Hommage au hautbois

Hommage au hautbois. Ein musikalischer Ostrakismos

Die Oboe spielt in meiner Musik ein zentrale Rolle. Als „vox humana“-Instrument ist sie, neben dem Violoncello, mein Lieblingsinstrument. Mein erstes ambitioniertes Solowerk, Monade (1985/86), wurde für Oboe geschrieben. Mein ambitioniertestes Poly-Werk ist ein Konzert für Oboe und Kammerorchester (Medusa [1990-1992]). Ich schrieb für die Piccolooboe (Solitude-Nocturne [1992/93] und Solitude-Sérénade [1997]), ein Duo mit Klavier (Illuminations du brouillard [1992/93]) und mit Live-Elektronik (W.A.S.T.E. [2002] und W.A.S.T.E. 2 [2002]). Von 1987 bis 1994 schrieben Peter Veale und ich an dem Standardwerk Die Spieltechnik der Oboe, der ersten umfassenden Darstellung der Oboe, vor allem der Mehrklänge. Peter Veale, einer der führenden Oboisten unserer Zeit, ist einer meiner ältesten musikalischen Freunde.

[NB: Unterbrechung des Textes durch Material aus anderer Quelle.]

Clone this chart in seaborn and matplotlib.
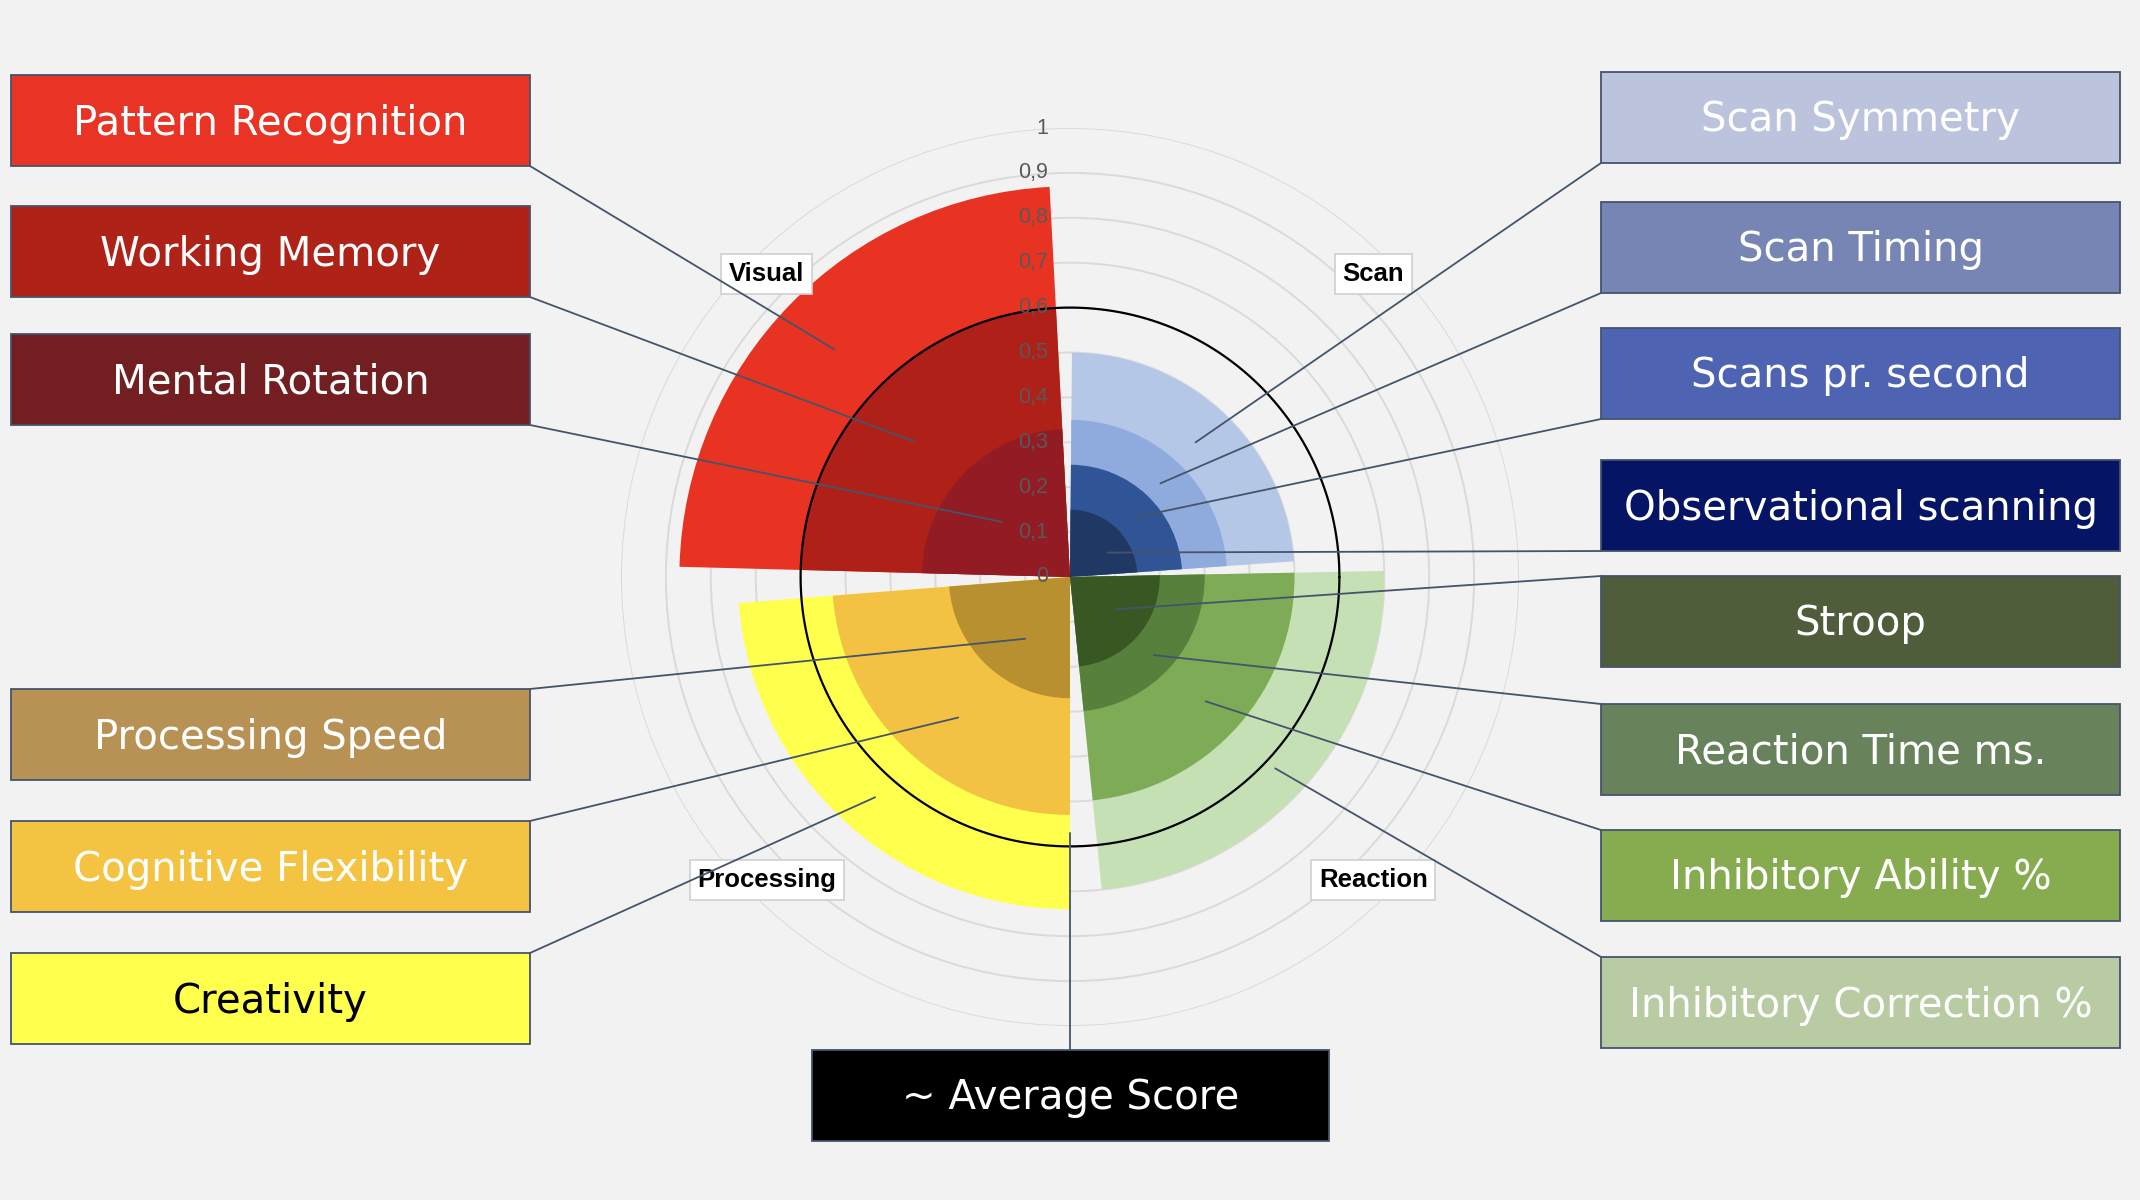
import numpy as np
import matplotlib.pyplot as plt
import seaborn as sns
from matplotlib.patches import Rectangle
from matplotlib.transforms import offset_copy

# ---- data ----
visual_labels = ['Pattern Recognition', 'Working Memory', 'Mental Rotation']
visual_scores = [0.87, 0.60, 0.33]
scan_labels = ['Scan Symmetry', 'Scan Timing', 'Scans pr. second', 'Observational scanning']
scan_scores = [0.50, 0.35, 0.25, 0.15]
reaction_labels = ['Inhibitory Correction %', 'Inhibitory Ability %', 'Reaction Time ms.', 'Stroop']
reaction_scores = [0.70, 0.50, 0.30, 0.20]
processing_labels = ['Creativity', 'Cognitive Flexibility', 'Processing Speed']
processing_scores = [0.74, 0.53, 0.27]
average_score = 0.6
average_label = '~ Average Score'

group_names = ['Visual', 'Scan', 'Reaction', 'Processing']
r_ticks = [0, 0.1, 0.2, 0.3, 0.4, 0.5, 0.6, 0.7, 0.8, 0.9, 1]
r_tick_labels = ['0', '0,1', '0,2', '0,3', '0,4', '0,5', '0,6', '0,7', '0,8', '0,9', '1']

# ---- styling ----
wedge_colors = {
    'Pattern Recognition': '#E83323', 'Working Memory': '#AF2118', 'Mental Rotation': '#931B24',
    'Scan Symmetry': '#B4C7E7', 'Scan Timing': '#8FAADC', 'Scans pr. second': '#2F5597',
    'Observational scanning': '#203864',
    'Inhibitory Correction %': '#C5E0B4', 'Inhibitory Ability %': '#7EAB55',
    'Reaction Time ms.': '#58803D', 'Stroop': '#385723',
    'Creativity': '#FFFF4D', 'Cognitive Flexibility': '#F4C242', 'Processing Speed': '#B8902F',
}
box_colors = {
    'Pattern Recognition': '#E83325', 'Working Memory': '#AF2218', 'Mental Rotation': '#731E20',
    'Scan Symmetry': '#BCC3DC', 'Scan Timing': '#7785B4', 'Scans pr. second': '#4E63B1',
    'Observational scanning': '#061466',
    'Stroop': '#505D3B', 'Reaction Time ms.': '#68835C', 'Inhibitory Ability %': '#86AC4F',
    'Inhibitory Correction %': '#B9CBA3',
    'Processing Speed': '#B89155', 'Cognitive Flexibility': '#F4C342', 'Creativity': '#FFFF4D',
}
# angular span of each quadrant (degrees)
group_spans = {'Visual': (93, 178.5), 'Scan': (4, 89.5),
               'Reaction': (-84.2, 1.1), 'Processing': (184.5, 270)}
group_label_angle = {'Visual': 135, 'Scan': 45, 'Reaction': 315, 'Processing': 225}

# label boxes: (left px, top px, corner the leader starts from)
BOX_W, BOX_H = 519, 91
LX, RX = 11, 1601
box_layout = {
    'Pattern Recognition': (LX, 75, 'br'), 'Working Memory': (LX, 206, 'br'),
    'Mental Rotation': (LX, 334, 'br'), 'Processing Speed': (LX, 689, 'tr'),
    'Cognitive Flexibility': (LX, 821, 'tr'), 'Creativity': (LX, 953, 'tr'),
    'Scan Symmetry': (RX, 72, 'bl'), 'Scan Timing': (RX, 202, 'bl'),
    'Scans pr. second': (RX, 328, 'bl'), 'Observational scanning': (RX, 460, 'bl'),
    'Stroop': (RX, 576, 'tl'), 'Reaction Time ms.': (RX, 704, 'tl'),
    'Inhibitory Ability %': (RX, 830, 'tl'), 'Inhibitory Correction %': (RX, 957, 'tl'),
}
# where each leader line ends inside the chart (degrees, radius)
leader_ends = {
    'Pattern Recognition': (136, 0.73), 'Working Memory': (139, 0.46), 'Mental Rotation': (141, 0.195),
    'Scan Symmetry': (47, 0.41), 'Scan Timing': (46, 0.29), 'Scans pr. second': (42, 0.20),
    'Observational scanning': (33, 0.10),
    'Stroop': (-35, 0.125), 'Reaction Time ms.': (-43, 0.255), 'Inhibitory Ability %': (-42.5, 0.41),
    'Inhibitory Correction %': (-43, 0.625),
    'Processing Speed': (234, 0.17), 'Cognitive Flexibility': (231.5, 0.40), 'Creativity': (228.5, 0.655),
}

W, H = 2140, 1200
CX, CY, R = 1070, 577, 449
LINE_C = '#44546A'
BG = '#F2F2F2'
NARROW = ['Liberation Sans', 'DejaVu Sans']

sns.set_theme(style='white', rc={'figure.facecolor': BG, 'axes.facecolor': 'none',
                                 'savefig.facecolor': BG})
plt.rcParams['font.family'] = ['DejaVu Sans']

fig = plt.figure(figsize=(W / 100, H / 100), dpi=100)
ax = fig.add_axes([(CX - R) / W, 1 - (CY + R) / H, 2 * R / W, 2 * R / H], projection='polar')
ax.set_ylim(0, 1)
ax.set_xticks([])
ax.set_yticks(np.arange(1, 11) / 10)
ax.set_yticklabels([])
ax.yaxis.grid(True, color='#DADADA', lw=1.4)
ax.spines['polar'].set_visible(False)
ax.set_axisbelow(True)

groups = {
    'Visual': (visual_labels, visual_scores),
    'Scan': (scan_labels, scan_scores),
    'Reaction': (reaction_labels, reaction_scores),
    'Processing': (processing_labels, processing_scores),
}
for g in group_names:
    labels, scores = groups[g]
    a0, a1 = group_spans[g]
    theta = np.deg2rad((a0 + a1) / 2)
    width = np.deg2rad(a1 - a0)
    # largest slice first so the smaller ones stay visible
    order = np.argsort(scores)[::-1]
    for i in order:
        ax.bar(theta, scores[i], width=width, bottom=0, color=wedge_colors[labels[i]],
               edgecolor='none', linewidth=0, zorder=2)

# average score circle
th = np.linspace(0, 2 * np.pi, 500)
ax.plot(th, np.full_like(th, average_score), color='black', lw=1.6, zorder=4)

# radial tick labels along the vertical axis
tick_tr = offset_copy(ax.transData, fig=fig, x=-22, y=0, units='dots')
for v, t in zip(r_ticks, r_tick_labels):
    ax.text(np.pi / 2, v, t, transform=tick_tr, ha='right', va='center',
            fontsize=15.5, color='#595959', zorder=5, family=NARROW)

# group labels
for g in group_names:
    ax.text(np.deg2rad(group_label_angle[g]), 0.955, g, ha='center', va='center',
            fontsize=18.5, fontweight='bold', color='black', zorder=4, family=NARROW,
            bbox=dict(boxstyle='square,pad=0.3', fc='white', ec='#D0D0D0', lw=1.2))


def add_box(x, y, w, h, text, fc, tc):
    fig.add_artist(Rectangle((x / W, 1 - (y + h) / H), w / W, h / H, transform=fig.transFigure,
                             facecolor=fc, edgecolor=LINE_C, lw=1.3, zorder=3))
    fig.text((x + w / 2) / W, 1 - (y + h / 2 + 3) / H, text, ha='center', va='center',
             fontsize=29, color=tc, zorder=4)


for name, (x, y, corner) in box_layout.items():
    tc = 'black' if name == 'Creativity' else 'white'
    add_box(x, y, BOX_W, BOX_H, name, box_colors[name], tc)
    px = x + BOX_W if corner[1] == 'r' else x
    py = y + BOX_H if corner[0] == 'b' else y
    a, r = leader_ends[name]
    ax.annotate('', xy=(np.deg2rad(a), r), xycoords='data',
                xytext=(px, H - py), textcoords='figure pixels',
                arrowprops=dict(arrowstyle='-', color=LINE_C, lw=1.3, shrinkA=0, shrinkB=0),
                annotation_clip=False, zorder=6)

# average score box and its leader
add_box(812, 1050, 517, 91, average_label, 'black', 'white')
ax.annotate('', xy=(np.deg2rad(270), 0.57), xycoords='data',
            xytext=(CX, H - 1050), textcoords='figure pixels',
            arrowprops=dict(arrowstyle='-', color=LINE_C, lw=1.3, shrinkA=0, shrinkB=0),
            annotation_clip=False, zorder=6)

fig.savefig('out.png', dpi=100, facecolor=BG)
plt.close(fig)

So reifte mit der Zeit die Idee, ein Werk der Oboe und Peter Veale zu widmen. Die Hommage ist auch eine an Peter Veale, der die Uraufführung bestreitet. Die Kammerbesetzung ist eigentümlich, besitzt aber eine gewisse Logik: zwei gleiche Instrumente (Klarinette, auch Baßklarinette), zwei Instrument der gleichen Familie (Trompete und Posaune) und zwei Instrumente, die als Sonderinstrumente im Orchester gelten können: E-Gitarre und Schlagzeug. Die Oboe steht allein. Man könnte sagen: drei Pärchen und ein Single, man stelle sich die Gruppensituation auf einer gemeinsamen Reise vor. Die Pärchen spielen in bald sehr klaren, bald eher versteckten Kanons. Sie bestimmen das Geschehen. Die Oboe tritt mehrmals verspätet auf und wird dann von den übrigen abgeschnitten. Dabei verlieren diese aber ihre Energie und versinken buchstäblich in immer tieferer Lage, während die Oboe ihre brillante Höhe behält. Am Ende sind die sechs Musiker erschöpft, und die Oboe spielt ein großes Schluß-Solo. In gewisser Weise gewinnt sie, steht aber allein, was jedoch musikalisch ein Vorteil ist.

In der griechischen Polis, so im antiken Athen, gab es das Scherbengericht, den Ostrakismos. Auf Antrag konnten die Bürger eine unliebsame Person verbannen, den, der die meisten Nennungen auf Tonscherben erhielt. Es ist die Oboe, die in meinem Stück verbannt wird. Aber wie gesagt, musikalisch ist das ein Sieg.